MANDURIA – Il Tar di Lecce ha annullato il parere favorevole di compatibilità ambientale espresso dal Servizio ecologia della Regione Puglia per il progetto relativo all’impianto con scarico nel mare di Specchiarica del depuratore a servizio degli abitanti di Sava, Manduria e delle marine di Manduria. La sentenza che porta la firma del presidente del Tar Aldo Ravalli è stata emessa ieri e boccia sonoramente i piani regionali e rimette in gioco tutti i progetti dell’Acquedotto pugliese fortemente sponsorizzati dal governo Vendola e dall’amministrazione di Sava ma osteggiati dall’amministrazione uscente di Manduria e dalle comunità di Maruggio e Avetrana.
Il dispositivo dei giudici rende nulli tutti i presupposti necessari alla realizzazione dell’opera ed entra nel merito del progetto evidenziando in esso delle incongruenze davvero macroscopiche. Oltre a motivi di ordine procedurale, come l’assenza dei pareri di merito della Provincia di Taranto e dei comuni interessati con particolare interesse per Manduria, il presidente Ravalli si è addentrato in questioni di natura economica e ambientale. Trovando contraddittorio, ad esempio, il comportamento della regione Puglia che prima (marzo del 2009) «riscontra notevoli carenze progettuali con particolare riferimento allo scarico dei reflui ed al loro impatto sull’ambiente marino, ordinando di conseguenza alla società proponente un supplemento istruttorio» mentre poi accetta la soluzione prospettata dall’Aqp «nonostante manchi la richiesta analisi costi-benefici nonché l’indicazione di eventuali alternative localizzatrici». In fase d’istruttoria la stessa Regione Puglia, fa notare il Tar, aveva dichiarato che l’opzione numero 3 (condotta sottomarina lunga 3600 metri e profonda 35) risultava “la più cautelativa” mentre quella numero 2 (condotta di 1000 metri e 10 di profondità) veniva definita “non ottima, in quanto lo scarico dei reflui depurati avviene all’interno dell’area Sic” (Sito di interesse comunitario). Nonostante questo gli uffici regionali stabilirono che doveva essere data comunque preferenza alla seconda ipotesi in quanto “appare quella che concretamente consente di ottenere i maggiori benefici ambientali con costi pubblici economicamente sostenibili”. E qui il presidente del Tar, Ravalli, sfodera una lezione di diritto-ambientale. Tra i costi di un tale progetto, il giudice amministrativista mette in parallelo «la somma che la collettività è disposta a pagare per assicurarsi un bene od un servizio desiderati e quanto è invece è disposta ad esborsare per evitare una cosa non gradita.
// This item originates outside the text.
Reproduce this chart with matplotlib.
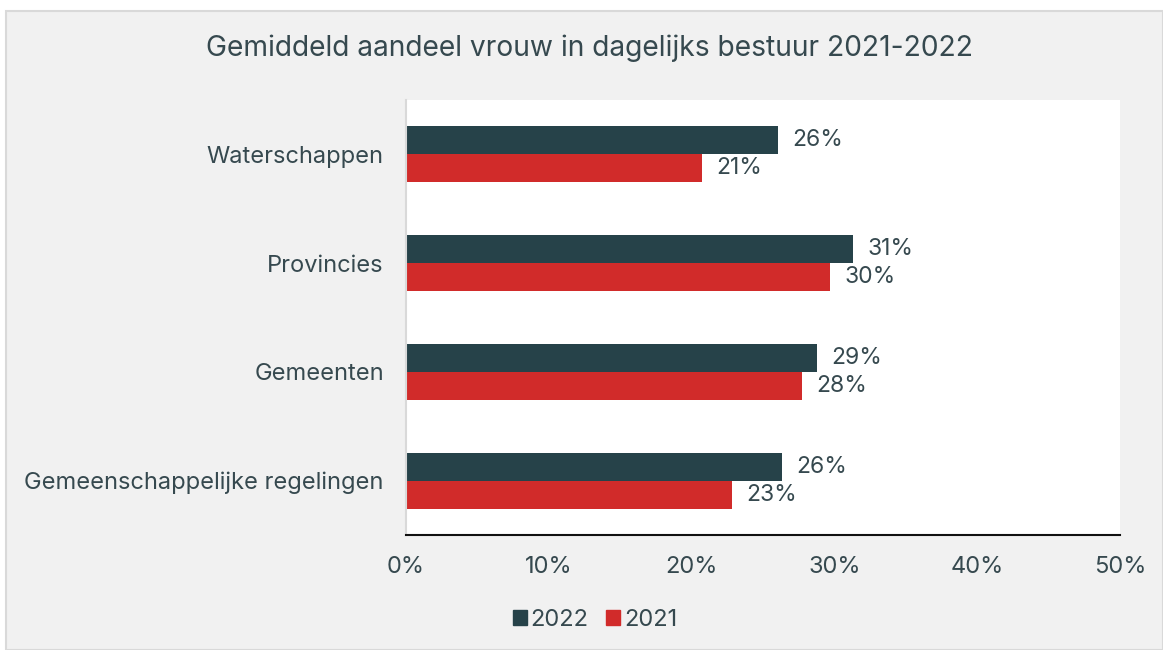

Nella specie – rileva il giudice – andava dunque esemplificamente considerata, da un lato, la disponibilità a pagare per lo smaltimento dei reflui; dall’altro lato, la disponibilità a pagare della popolazione per la conservazione di un ambiente naturale quello in esame».
Di tutto ciò, si legge ancora nella sentenza, «non v’è traccia dato che sono stati considerati unicamente dati finanziari (che pure rientrano nella suddetta analisi costi benefici, ma non sono i soli), ossia l’esborso in termini contabili che le varie scelte ipotizzate avrebbero comportato, non anche le conseguenze che, in chiave sociale e soprattutto ambientale (e tradotte nei termini anzidetti), avrebbero potuto in concreto derivare dalle varie soluzioni prospettate». Tra gli altri motivi di accoglimento del ricorso, il Tar segnala anche la mancata considerazione, da parte degli uffici regionali, della proposta avanzata dall’amministrazione comunale di Manduria che nell’esprimere opposizione al depuratore così concepito, ipotizzava un piano di riutilizzo delle acque per l’agricoltura.
Nel ricorso in questione il Comune di Manduria è stato difeso dall’avvocato Gianluigi Pellegrino mentre la regione Puglia dall’avvocatessa Antonella Loffredo. L’Acquedotto pugliese non si è costituito. Possibile ora un ricorso al Consiglio di Stato.